Compton: I’ll take it

Erik Compton, a recipient of two hearts, is playing in his first Masters this weekend.

The Norwegian-American, who has never won on the PGA Tour, earned a place at the first Major of the year courtesy of his superb runner-up finish at the US Open in 2014.

At the tender age of nine, Compton was diagnosed with a heart condition. Three years later he had his first heart transplant. He then suffered a major heart attack in 2008, which lead to another transplant. Amazingly, he still competes at the highest level.

“It’s hard, but it’s also a great thing,” revealed the 35-year-old on

“There’s two sides to me. I’m a competitor and a sports person, and I’m also the recipient of two transplants, and I know what that involves. So when you put them together, it does make a little bit of spaghetti in my mind sometimes you know…I’ll take it.”

For many years, Compton didn’t believe he had what it took to play in the Masters. In fact, in 2012, he lost his PGA Tour card after a string of poor performances. He went back to qualifying school to win back his card for the 2013 season.

“For me, it was a bit difficult to watch so many years and think, I’m never going to play in the Masters, just because of other issues that I’ve had,” added the 2004 Canadian Tour Order of Merit winner.

“But yet, I just love to watch the Masters. So it’s going to be weird not watching the Masters this year.

“I’m here in the press room at the Masters, and that’s a great thing. But I don’t look at myself as somebody who is a role model…I look at myself as a golfer who has used golf as a means to maybe put some of the tough stuff that’s happened to me in the past.

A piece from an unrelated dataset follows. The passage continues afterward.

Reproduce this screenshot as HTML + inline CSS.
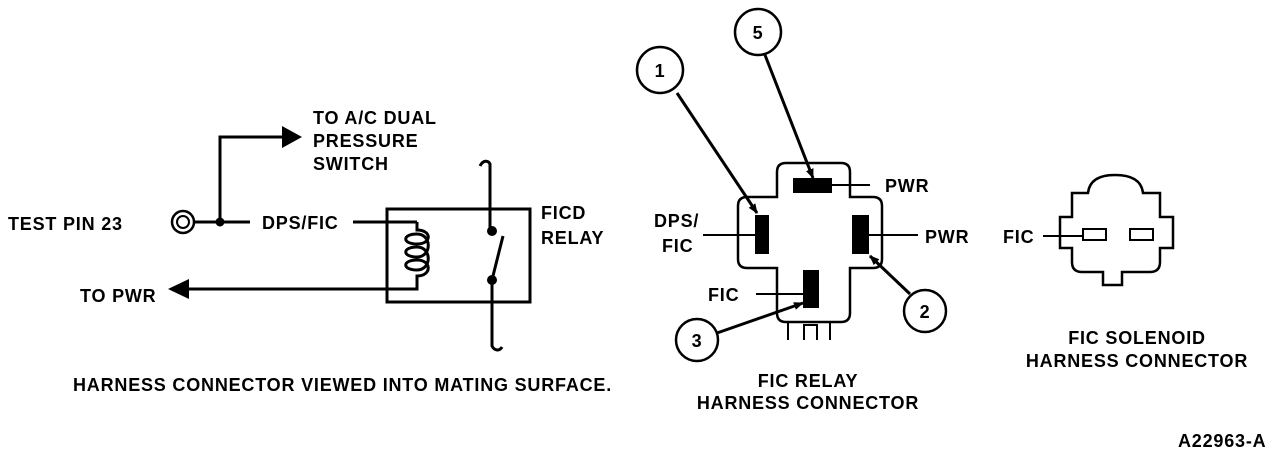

Golf’s been very therapeutic for me over the years.

“As I’m sitting here today, I view myself as somebody who is going to try to do the best he can to compete in the Masters.”

If Compton’s recent form is anything to go by, he is going to struggle around Augusta. In eight events this year, he has missed the cut five times. That said, his tied for second at Pinehurst was also on the back of some poor form.